INSTRUCTION: Return the lines below exactly, from the first line to the line that contains "const line = d3.line();". Leave out pictures.

--- START SUPPLIED INFORMATION ---

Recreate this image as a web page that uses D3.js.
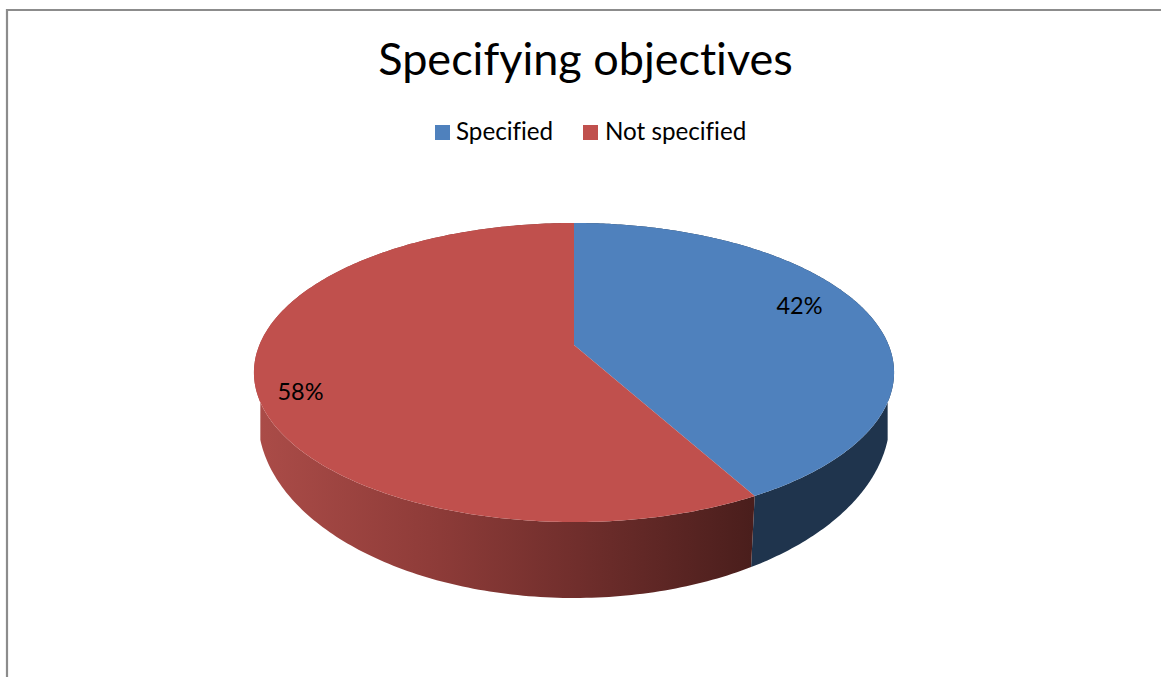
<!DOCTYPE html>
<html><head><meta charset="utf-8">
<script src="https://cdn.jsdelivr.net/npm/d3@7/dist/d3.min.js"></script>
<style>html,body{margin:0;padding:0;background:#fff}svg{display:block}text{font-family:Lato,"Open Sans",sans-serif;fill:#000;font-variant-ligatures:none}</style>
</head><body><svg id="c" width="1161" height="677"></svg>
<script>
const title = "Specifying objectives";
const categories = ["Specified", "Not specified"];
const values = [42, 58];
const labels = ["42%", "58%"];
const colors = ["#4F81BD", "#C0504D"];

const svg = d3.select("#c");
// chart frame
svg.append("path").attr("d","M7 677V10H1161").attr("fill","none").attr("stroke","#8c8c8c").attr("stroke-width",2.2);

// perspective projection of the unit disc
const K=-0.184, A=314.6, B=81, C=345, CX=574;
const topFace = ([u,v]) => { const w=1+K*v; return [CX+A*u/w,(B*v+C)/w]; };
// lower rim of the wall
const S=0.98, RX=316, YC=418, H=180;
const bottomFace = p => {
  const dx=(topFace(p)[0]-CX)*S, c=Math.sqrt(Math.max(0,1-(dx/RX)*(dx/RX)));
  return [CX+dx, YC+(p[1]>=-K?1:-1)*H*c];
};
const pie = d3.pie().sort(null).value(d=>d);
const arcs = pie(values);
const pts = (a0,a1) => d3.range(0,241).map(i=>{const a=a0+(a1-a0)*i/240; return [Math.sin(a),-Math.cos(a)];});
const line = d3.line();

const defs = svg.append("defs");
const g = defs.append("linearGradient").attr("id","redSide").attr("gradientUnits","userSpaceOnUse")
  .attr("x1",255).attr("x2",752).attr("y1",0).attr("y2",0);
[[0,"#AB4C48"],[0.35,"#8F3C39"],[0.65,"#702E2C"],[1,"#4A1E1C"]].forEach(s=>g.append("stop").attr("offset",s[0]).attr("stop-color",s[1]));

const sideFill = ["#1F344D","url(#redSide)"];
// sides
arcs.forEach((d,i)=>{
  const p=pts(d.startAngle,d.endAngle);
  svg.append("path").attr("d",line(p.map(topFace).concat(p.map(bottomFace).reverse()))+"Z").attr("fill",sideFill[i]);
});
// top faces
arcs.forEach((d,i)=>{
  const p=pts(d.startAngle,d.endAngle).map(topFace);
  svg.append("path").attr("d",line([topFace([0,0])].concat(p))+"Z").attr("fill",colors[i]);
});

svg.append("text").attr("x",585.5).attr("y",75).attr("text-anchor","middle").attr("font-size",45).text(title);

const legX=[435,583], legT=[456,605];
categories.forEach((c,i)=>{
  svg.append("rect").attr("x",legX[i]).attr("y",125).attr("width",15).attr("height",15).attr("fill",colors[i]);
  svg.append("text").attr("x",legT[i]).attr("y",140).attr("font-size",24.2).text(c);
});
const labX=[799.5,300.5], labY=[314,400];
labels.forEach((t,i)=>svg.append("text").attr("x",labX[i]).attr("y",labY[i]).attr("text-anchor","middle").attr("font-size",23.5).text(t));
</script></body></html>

--- END SUPPLIED INFORMATION ---

THE OUTPUT:
Recreate this image as a web page that uses D3.js.
<!DOCTYPE html>
<html><head><meta charset="utf-8">
<script src="https://cdn.jsdelivr.net/npm/d3@7/dist/d3.min.js"></script>
<style>html,body{margin:0;padding:0;background:#fff}svg{display:block}text{font-family:Lato,"Open Sans",sans-serif;fill:#000;font-variant-ligatures:none}</style>
</head><body><svg id="c" width="1161" height="677"></svg>
<script>
const title = "Specifying objectives";
const categories = ["Specified", "Not specified"];
const values = [42, 58];
const labels = ["42%", "58%"];
const colors = ["#4F81BD", "#C0504D"];

const svg = d3.select("#c");
// chart frame
svg.append("path").attr("d","M7 677V10H1161").attr("fill","none").attr("stroke","#8c8c8c").attr("stroke-width",2.2);

// perspective projection of the unit disc
const K=-0.184, A=314.6, B=81, C=345, CX=574;
const topFace = ([u,v]) => { const w=1+K*v; return [CX+A*u/w,(B*v+C)/w]; };
// lower rim of the wall
const S=0.98, RX=316, YC=418, H=180;
const bottomFace = p => {
  const dx=(topFace(p)[0]-CX)*S, c=Math.sqrt(Math.max(0,1-(dx/RX)*(dx/RX)));
  return [CX+dx, YC+(p[1]>=-K?1:-1)*H*c];
};
const pie = d3.pie().sort(null).value(d=>d);
const arcs = pie(values);
const pts = (a0,a1) => d3.range(0,241).map(i=>{const a=a0+(a1-a0)*i/240; return [Math.sin(a),-Math.cos(a)];});
const line = d3.line();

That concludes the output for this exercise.